H-E-B is the fifth-largest private company in the US, with an estimated annual revenue of $43.6 billion in 2023, according to Forbes. (Publix is No. 3.) As private companies, less is known about their finances, but compare their behavior to national chains like Walmart or Kroger and it's clear they don’t have Wall Street investors breathing down their neck. 

Onstead said H-E-B can compete with the likes of Walmart because they have such high volume. “But they also don't have margin expectations from shareholders that are continually improving,” he said. “They don’t have the pressures of living quarter to quarter.”

H-E-B merchandises very differently based on location, whereas Walmart merchandises for the average American consumer. As a result, an H-E-B can look drastically different depending on where it’s located. 

Some have more premium products than others. An H-E-B in a town by the US-Mexico border may sell fresh tortillas and have signs in Spanish, while a location in a Houston suburb with a large Asian population may rival an H-Mart. 

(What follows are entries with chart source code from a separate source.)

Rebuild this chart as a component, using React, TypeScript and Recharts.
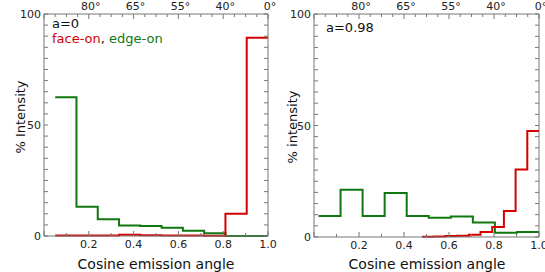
import { ComposedChart, Line, XAxis, YAxis } from 'recharts';

// bin edges and histogram heights (% intensity)
const leftEdges = [0.05, 0.145, 0.24, 0.335, 0.43, 0.525, 0.62, 0.715, 0.81, 0.905, 1.0];
const leftEdgeOn = [62.5, 13.2, 7.5, 4.7, 4.5, 3.7, 2.4, 1.2, 0, 0];
const leftFaceOn = [0.2, 0.2, 0.2, 0.6, 0.3, 0.2, 0.2, 0.1, 10, 89.3];

const rightEdgeEdges = [0.02, 0.118, 0.216, 0.314, 0.412, 0.51, 0.608, 0.706, 0.804, 0.902, 1.0];
const rightEdgeOn = [9.4, 21.2, 9.4, 19.7, 9.4, 8.6, 9.2, 6.5, 1.9, 2.2];
const rightFaceEdges = [0.48, 0.532, 0.584, 0.636, 0.688, 0.74, 0.792, 0.844, 0.896, 0.948, 1.0];
const rightFaceOn = [0.1, 0.2, 0.4, 0.6, 1.0, 2.2, 4.5, 11.7, 30.3, 47.5];

const xTicksBottom = [0, 0.1, 0.2, 0.3, 0.4, 0.5, 0.6, 0.7, 0.8, 0.9, 1.0];
const xTicksTop = [0, 0.05, 0.1, 0.15, 0.2, 0.25, 0.3, 0.35, 0.4, 0.45, 0.5, 0.55, 0.6, 0.65, 0.7, 0.75, 0.8, 0.85, 0.9, 0.95, 1.0];
const angleLabels: Record<string, string> = { '0.2': '80°', '0.4': '65°', '0.6': '55°', '0.8': '40°', '1.0': '0°' };
const yTicks = [0, 5, 10, 15, 20, 25, 30, 35, 40, 45, 50, 55, 60, 65, 70, 75, 80, 85, 90, 95, 100];
const yLabels = [0, 50, 100];

const RED = '#d40000';
const GREEN = '#117711';
const AXIS = '#777';
const FONT = '"DejaVu Sans", sans-serif';

const toSteps = (edges: number[], values: number[]) =>
  edges.map((x, i) => ({ x, y: values[Math.min(i, values.length - 1)] }));

const isMajor = (v: number) => Math.abs(v * 5 - Math.round(v * 5)) < 1e-6;

const BottomTick = (props: any) => {
  const { x, y, payload } = props;
  const v = payload.value;
  const major = isMajor(v);
  return (
    <g>
      <line x1={x} x2={x} y1={y} y2={y - (major ? 5 : 3)} stroke={AXIS} />
      {major && v > 0 && (
        <text x={x} y={y + 12} textAnchor="middle" fontSize={11} fill="#222" fontFamily={FONT}>
          {v.toFixed(1)}
        </text>
      )}
    </g>
  );
};

const TopTick = (props: any) => {
  const { x, y, payload } = props;
  const v = payload.value;
  const major = isMajor(v);
  const label = angleLabels[v.toFixed(1)];
  return (
    <g>
      <line x1={x} x2={x} y1={y} y2={y + (major ? 5 : 3)} stroke={AXIS} />
      {major && label && (
        <text x={x + 2} y={y - 4} textAnchor="middle" fontSize={11} fill="#222" fontFamily={FONT}>
          {label}
        </text>
      )}
    </g>
  );
};

const LeftTick = (props: any) => {
  const { x, y, payload } = props;
  const v = payload.value;
  return (
    <g>
      <line x1={x} x2={x + 4} y1={y} y2={y} stroke={AXIS} />
      {yLabels.includes(v) && (
        <text x={x - 3} y={y + 4} textAnchor="end" fontSize={11} fill="#222" fontFamily={FONT}>
          {v}
        </text>
      )}
    </g>
  );
};

const RightTick = (props: any) => {
  const { x, y } = props;
  return <line x1={x} x2={x - 4} y1={y} y2={y} stroke={AXIS} />;
};

interface PanelProps {
  width: number;
  leftWidth: number;
  rightWidth: number;
  bottomHeight: number;
  edgeOn: { x: number; y: number }[];
  faceOn: { x: number; y: number }[];
}

function Panel({ width, leftWidth, rightWidth, bottomHeight, edgeOn, faceOn }: PanelProps) {
  return (
    <ComposedChart width={width} height={272} margin={{ top: 0, right: 0, bottom: 0, left: 0 }}>
      <XAxis
        xAxisId="bottom"
        dataKey="x"
        type="number"
        domain={[0, 1]}
        ticks={xTicksBottom}
        interval={0}
        tickSize={0}
        tickMargin={0}
        height={bottomHeight}
        stroke={AXIS}
        tick={<BottomTick />}
      />
      <XAxis
        xAxisId="top"
        orientation="top"
        dataKey="x"
        type="number"
        domain={[0, 1]}
        ticks={xTicksTop}
        interval={0}
        tickSize={0}
        tickMargin={0}
        height={14}
        stroke={AXIS}
        tick={<TopTick />}
      />
      <YAxis
        yAxisId="left"
        type="number"
        domain={[0, 100]}
        ticks={yTicks}
        interval={0}
        tickSize={0}
        tickMargin={0}
        width={leftWidth}
        stroke={AXIS}
        tick={<LeftTick />}
      />
      <YAxis
        yAxisId="right"
        orientation="right"
        type="number"
        domain={[0, 100]}
        ticks={yTicks}
        interval={0}
        tickSize={0}
        tickMargin={0}
        width={rightWidth}
        stroke={AXIS}
        tick={<RightTick />}
      />
      {/* invisible series so the top and right axes get their ticks */}
      <Line
        data={edgeOn}
        xAxisId="top"
        yAxisId="right"
        dataKey="y"
        stroke="none"
        dot={false}
        activeDot={false}
        isAnimationActive={false}
      />
      <Line
        data={edgeOn}
        xAxisId="bottom"
        yAxisId="left"
        dataKey="y"
        type="stepAfter"
        stroke={GREEN}
        strokeWidth={2}
        dot={false}
        isAnimationActive={false}
      />
      <Line
        data={faceOn}
        xAxisId="bottom"
        yAxisId="left"
        dataKey="y"
        type="stepAfter"
        stroke={RED}
        strokeWidth={2}
        dot={false}
        isAnimationActive={false}
      />
    </ComposedChart>
  );
}

const textStyle = { position: 'absolute' as const, fontFamily: FONT, color: '#111', whiteSpace: 'nowrap' as const };

export default function App() {
  return (
    <div style={{ position: 'absolute', left: 0, top: 0, width: 545, height: 272, background: '#fff', overflow: 'hidden' }}>
      <style>{'svg.recharts-surface { overflow: visible; }'}</style>
      <div style={{ position: 'absolute', left: 0, top: 0 }}>
        <Panel
          width={272}
          leftWidth={44}
          rightWidth={4}
          bottomHeight={36}
          edgeOn={toSteps(leftEdges, leftEdgeOn)}
          faceOn={toSteps(leftEdges, leftFaceOn)}
        />
      </div>
      <div style={{ position: 'absolute', left: 272, top: 0 }}>
        <Panel
          width={273}
          leftWidth={42}
          rightWidth={6}
          bottomHeight={35}
          edgeOn={toSteps(rightEdgeEdges, rightEdgeOn)}
          faceOn={toSteps(rightFaceEdges, rightFaceOn)}
        />
      </div>

      <div style={{ ...textStyle, left: 52, top: 16, fontSize: 13 }}>a=0</div>
      <div style={{ ...textStyle, left: 52, top: 31, fontSize: 13 }}>
        <span style={{ color: RED }}>face-on</span>, <span style={{ color: GREEN }}>edge-on</span>
      </div>
      <div style={{ ...textStyle, left: 326, top: 20, fontSize: 13 }}>a=0.98</div>

      <div style={{ ...textStyle, left: 156, top: 264, fontSize: 14, transform: 'translate(-50%, -50%)' }}>
        Cosine emission angle
      </div>
      <div style={{ ...textStyle, left: 427, top: 264, fontSize: 14, transform: 'translate(-50%, -50%)' }}>
        Cosine emission angle
      </div>

      <div style={{ ...textStyle, left: 20, top: 117, fontSize: 13, transform: 'translate(-50%, -50%) rotate(-90deg)' }}>
        % Intensity
      </div>
      <div style={{ ...textStyle, left: 292, top: 127, fontSize: 13, transform: 'translate(-50%, -50%) rotate(-90deg)' }}>
        % intensity
      </div>
    </div>
  );
}
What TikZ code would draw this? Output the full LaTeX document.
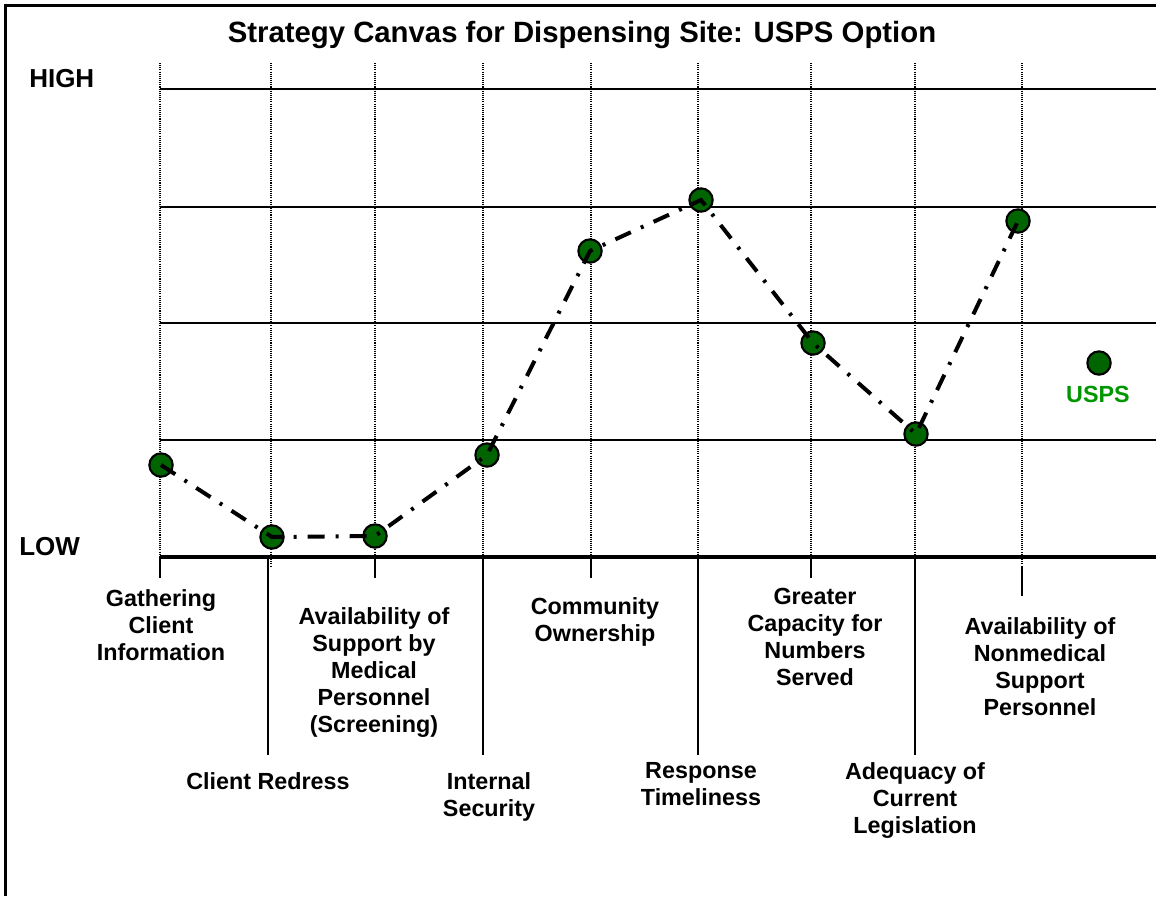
\documentclass[tikz,border=0pt]{standalone}
\usepackage{fontspec}
\setmainfont{Liberation Sans}
\definecolor{dotgreen}{RGB}{0,100,0}
\definecolor{lblgreen}{RGB}{0,150,0}
\begin{document}
\begin{tikzpicture}[x=0.75pt,y=-0.75pt,
  lbl/.style={anchor=north,inner sep=0pt,align=center,font=\fontsize{17.5}{20.25}\selectfont\bfseries},
  big/.style={anchor=base,inner sep=0pt,font=\fontsize{19.5}{23}\selectfont\bfseries},
  dotpt/.style={circle,draw=black,line width=1.6pt,fill=dotgreen,minimum size=17.5pt,inner sep=0pt},
  trend/.style={line width=3pt,dash pattern=on 12.75pt off 8.25pt on 2.25pt off 8.25pt},
  gridl/.style={line width=2pt},
  axisl/.style={line width=2.4pt},
  vdot/.style={line width=0.9pt,dash pattern=on 0.8pt off 0.8pt,black},
  tickl/.style={line width=2.1pt},
  frame/.style={line width=1.7pt}]
\useasboundingbox (0,0) rectangle (1156,896);
% frame (only top and left visible)
\draw[frame] (5.5,896) -- (5.5,5.5) -- (1156,5.5);
% title
\node[anchor=base,inner sep=0pt,font=\fontsize{22}{26}\selectfont\bfseries] (title) at (582,42) {Strategy Canvas for Dispensing Site: USPS Option};
\node[big,anchor=base west] (high) at (29,87) {HIGH};
\node[big,anchor=base west] (low) at (19,555) {LOW};
% vertical dotted lines
\foreach \x in {160,271,375,483,591,698,811,915,1022}
  \draw[vdot] (\x,63) -- (\x,557);
\draw[vdot] (271,557) -- (271,566);
\draw[vdot] (1022,557) -- (1022,566);
% horizontal grid lines
\foreach \y in {89,207,323,440}
  \draw[gridl] (160,\y) -- (1156,\y);
\draw[axisl] (160,557) -- (1156,557);
% ticks
\foreach \x in {160,375,591,811}
  \draw[tickl] (\x,557) -- (\x,578);
\foreach \x in {268,483,698,915}
  \draw[tickl] (\x,557) -- (\x,755);
\draw[line width=1.3pt] (1022,566) -- (1022,596);
% labels
\node[lbl] (l1) at (161,589) {Gathering\\Client\\Information};
\node[lbl] (l2) at (268,772) {Client Redress};
\node[lbl] (l3) at (374,607) {Availability of\\Support by\\Medical\\Personnel\\(Screening)};
\node[lbl] (l4) at (489,772) {Internal\\Security};
\node[lbl] (l5) at (595,597) {Community\\Ownership};
\node[lbl] (l6) at (701,762) {Response\\Timeliness};
\node[lbl] (l7) at (815,588) {Greater\\Capacity for\\Numbers\\Served};
\node[lbl] (l8) at (915,762) {Adequacy of\\Current\\Legislation};
\node[lbl] (l9) at (1040,617) {Availability of\\Nonmedical\\Support\\Personnel};
% data points
\node[dotpt] (p1) at (161,465) {};
\node[dotpt] (p2) at (272,537) {};
\node[dotpt] (p3) at (375,536) {};
\node[dotpt] (p4) at (487,455) {};
\node[dotpt] (p5) at (590,251) {};
\node[dotpt] (p6) at (701,200) {};
\node[dotpt] (p7) at (813,343) {};
\node[dotpt] (p8) at (916,434) {};
\node[dotpt] (p9) at (1018,221) {};
\draw[trend] (p1.center) -- (p2.center) -- (p3.center) -- (p4.center) -- (p5.center) -- (p6.center) -- (p7.center) -- (p8.center) -- (p9.center);
% legend
\node[dotpt] (legdot) at (1099,363) {};
\node[anchor=base,inner sep=0pt,text=lblgreen,font=\fontsize{17.5}{20}\selectfont\bfseries] (legtxt) at (1098,402) {USPS};
\end{tikzpicture}
\end{document}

H-E-B declined to comment for this story. In a 2022 interview with the Federal Reserve Bank of Dallas, H-E-B President Craig Boyan said the chain’s goal was “to serve a state rather than a segment of customers.” When asked about the Kroger-Albertsons merger, Boyan said “they’re already way bigger than us, and that’s only going to put more pressure on companies like H-E-B.” 

But luckily in the grocery business, scale isn’t everything.

“You can’t just have one warehouse in the middle of the country to serve food to every corner,” he said. “So there are some benefits in a highly perishable business to being local.”